Like many people, Davis roots so hard for Saine that she made it out to a football game last fall to watch him play. The next week in school, he showered her in appreciation.
"You'd think I was there to watch the kid on the end of the bench who never got in," Davis said.
Sprinting star
One day, when Saine started playing organized football in the fifth grade, the coaches held races to determine their fastest players. If you won, you stayed. Pretty soon, Saine was the only player left, so the coaches raced him.
He beat all the coaches.
By eighth grade, the kid that had been called "Flash" in youth baseball was talked into joining the track team by Ron Pearson, Piqua's high school coach who helped with junior high school.
"At junior high track meets, he would cross the finish line, then turn and start back to collect his stuff before other guys finished the race," said David Palmer, Piqua's athletic director. "He was really that fast."
As a nod to his speed and power, Ohio State was the first to offer him a football scholarship. Although a big Michigan fan — he always chose the video game Wolverines against Rolf — he told coach Jim Tressel in May that he would run for the Buckeyes beginning in 2007.
That came after a track season in which he set a state record in the 100 meters (10.38 seconds) and defended championships in the 100 and 400 meters. There are plenty licking their lips for a Saine-Ted Ginn Jr. footrace.

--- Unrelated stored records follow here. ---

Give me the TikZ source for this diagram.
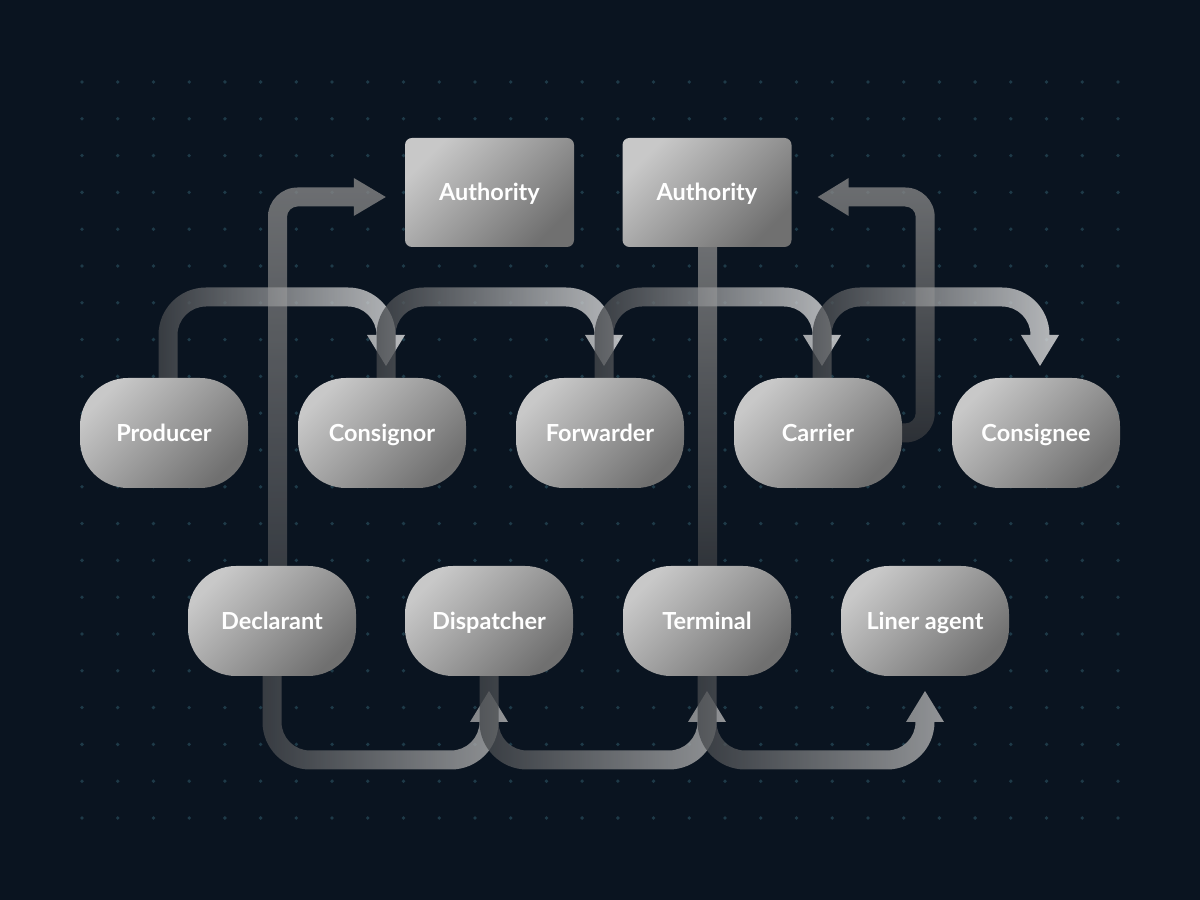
\documentclass[tikz,border=0pt]{standalone}
\usepackage{fontspec}
\setmainfont{Lato}
\usetikzlibrary{calc}
\definecolor{bgc}{HTML}{0A1420}
\definecolor{dotc}{HTML}{1E3A48}
\definecolor{nodeA}{HTML}{C8C8C8}
\definecolor{nodeC}{HTML}{707070}
\definecolor{bandDark}{HTML}{45484C}
\definecolor{bandLight}{HTML}{E8E8E8}
\definecolor{botLight}{HTML}{B8B8B8}
\definecolor{sideDark}{HTML}{44474C}
\definecolor{sideLight}{HTML}{8A8A8A}
\pgfdeclarelayer{back}
\pgfdeclarelayer{mid}
\pgfsetlayers{back,mid,main}
% top band: from north of #1 to north of #2
\newcommand\TopBand[2]{%
  \shade[band, left color=bandDark, right color=bandLight]
  let \p1=(#1.north), \p2=(#2.north), \n1={\x1+4pt}, \n2={\x2+4pt} in
  ({\n1-9.5pt},{\y1-12pt}) -- ({\n1-9.5pt},565pt)
  arc[start angle=180, end angle=90, radius=47.5pt]
  -- ({\n2-38pt},612.5pt)
  arc[start angle=90, end angle=0, radius=47.5pt]
  -- ({\n2+19pt},565pt) -- ({\n2},534pt) -- ({\n2-19pt},565pt) -- ({\n2-9.5pt},565pt)
  arc[start angle=0, end angle=90, radius=28.5pt]
  -- ({\n1+38pt},593.5pt)
  arc[start angle=90, end angle=180, radius=28.5pt]
  -- ({\n1+9.5pt},{\y1-12pt}) -- cycle;}
% bottom band: from south of #1 to south of #2
\newcommand\BotBand[2]{%
  \shade[band, left color=bandDark, right color=botLight]
  let \p1=(#1.south), \p2=(#2.south), \n1={\x1}, \n2={\x2} in
  ({\n1-9.5pt},{\y1+12pt}) -- ({\n1-9.5pt},178pt)
  arc[start angle=180, end angle=270, radius=47.5pt]
  -- ({\n2-38pt},130.5pt)
  arc[start angle=270, end angle=360, radius=47.5pt]
  -- ({\n2+19pt},178pt) -- ({\n2},209pt) -- ({\n2-19pt},178pt) -- ({\n2-9.5pt},178pt)
  arc[start angle=0, end angle=-90, radius=28.5pt]
  -- ({\n1+38pt},149.5pt)
  arc[start angle=270, end angle=180, radius=28.5pt]
  -- ({\n1+9.5pt},{\y1+12pt}) -- cycle;}
\begin{document}
\begin{tikzpicture}[x=1pt,y=1pt,
  band/.style={opacity=0.78},
  pill/.style={rectangle, rounded corners=48pt, minimum width=168pt, minimum height=110pt,
    shade, top color=nodeA, bottom color=nodeC, shading angle=45,
    text=white, font=\fontsize{23.5}{27}\selectfont\bfseries,
    text height=16.8pt, text depth=0pt, inner sep=0pt},
  authbox/.style={pill, rounded corners=7pt, minimum width=169pt, minimum height=109pt}]
\useasboundingbox (0,0) rectangle (1200,900);
\begin{pgfonlayer}{back}
  \fill[bgc] (0,0) rectangle (1200,900);
  \foreach \i in {0,...,29} {
    \foreach \j in {0,...,20} {
      \fill[dotc] ({82+\i*35.724},{82+\j*36.8}) circle[radius=1.9];
    }
  }
\end{pgfonlayer}
% nodes
\node[authbox] (auth1) at (489.5,707.5) {Authority};
\node[authbox] (auth2) at (707,707.5) {Authority};
\node[pill] (producer)  at (164,467) {Producer};
\node[pill] (consignor) at (382,467) {Consignor};
\node[pill] (forwarder) at (600,467) {Forwarder};
\node[pill] (carrier)   at (818,467) {Carrier};
\node[pill] (consignee) at (1036,467) {Consignee};
\node[pill] (declarant)  at (272,279) {Declarant};
\node[pill] (dispatcher) at (489,279) {Dispatcher};
\node[pill] (terminal)   at (707,279) {Terminal};
\node[pill] (liner)      at (925,279) {Liner agent};
% connectors
\begin{pgfonlayer}{mid}
  % terminal - authority line
  \shade[band, top color=sideLight, bottom color=sideDark!85!black]
    let \p1=(auth2.south), \p2=(terminal.north) in
    ({\x1-9pt},{\y1+6pt}) rectangle ({\x1+10pt},{\y2-6pt});
  % declarant -> authority
  \shade[band, top color=sideLight, bottom color=sideDark]
    let \p1=(declarant.north), \p2=(auth1.west), \n1={\x1+5.5pt},
        \n2={\y2-4.5pt}, \n3={\x2-19pt}, \n4={\x2-51pt} in
    ({\n1-9.5pt},{\y1-12pt}) -- ({\n1-9.5pt},{\n2-20pt})
    arc[start angle=180, end angle=90, radius=29.5pt]
    -- ({\n4},{\n2+9.5pt}) -- ({\n4},{\n2+19pt}) -- ({\n3},{\n2})
    -- ({\n4},{\n2-19pt}) -- ({\n4},{\n2-9.5pt}) -- ({\n1+20pt},{\n2-9.5pt})
    arc[start angle=90, end angle=180, radius=10.5pt]
    -- ({\n1+9.5pt},{\y1-12pt}) -- cycle;
  % carrier -> authority
  \shade[band, top color=sideLight, bottom color=sideDark!80!black]
    let \p1=(carrier.east), \p2=(auth2.east), \n1={\x1+23pt}, \n2={\y2-4.5pt},
        \n3={\x2+26pt}, \n4={\x2+57pt}, \n5={\y1} in
    ({\x1-12pt},{\n5+9.5pt}) -- ({\n1-20pt},{\n5+9.5pt})
    arc[start angle=270, end angle=360, radius=10.5pt]
    -- ({\n1-9.5pt},{\n2-20pt})
    arc[start angle=0, end angle=90, radius=10.5pt]
    -- ({\n4},{\n2-9.5pt}) -- ({\n4},{\n2-19pt}) -- ({\n3},{\n2})
    -- ({\n4},{\n2+19pt}) -- ({\n4},{\n2+9.5pt}) -- ({\n1-20pt},{\n2+9.5pt})
    arc[start angle=90, end angle=0, radius=29.5pt]
    -- ({\n1+9.5pt},{\n5+20pt})
    arc[start angle=0, end angle=-90, radius=29.5pt]
    -- ({\x1-12pt},{\n5-9.5pt}) -- cycle;
  \TopBand{producer}{consignor}
  \TopBand{consignor}{forwarder}
  \TopBand{forwarder}{carrier}
  \TopBand{carrier}{consignee}
  \BotBand{declarant}{dispatcher}
  \BotBand{dispatcher}{terminal}
  \BotBand{terminal}{liner}
\end{pgfonlayer}
\end{tikzpicture}
\end{document}
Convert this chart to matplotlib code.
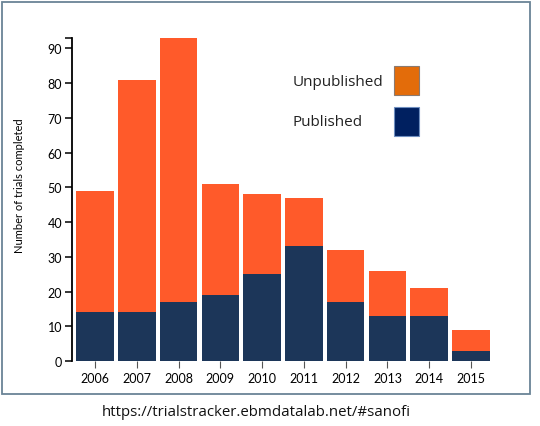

And with a year of high school remaining, Saine has the chance to solidify his place as one of the great scholastic names in Miami Valley history. In a school known for its music program and its show choir, Saine remains one of the best performers — and, teachers and parents say, all-around best people — that the city has seen.
"Brandon's the type of kid that comes around once in a career," Palmer said. "I don't want to say once in a lifetime. At least, I hope not."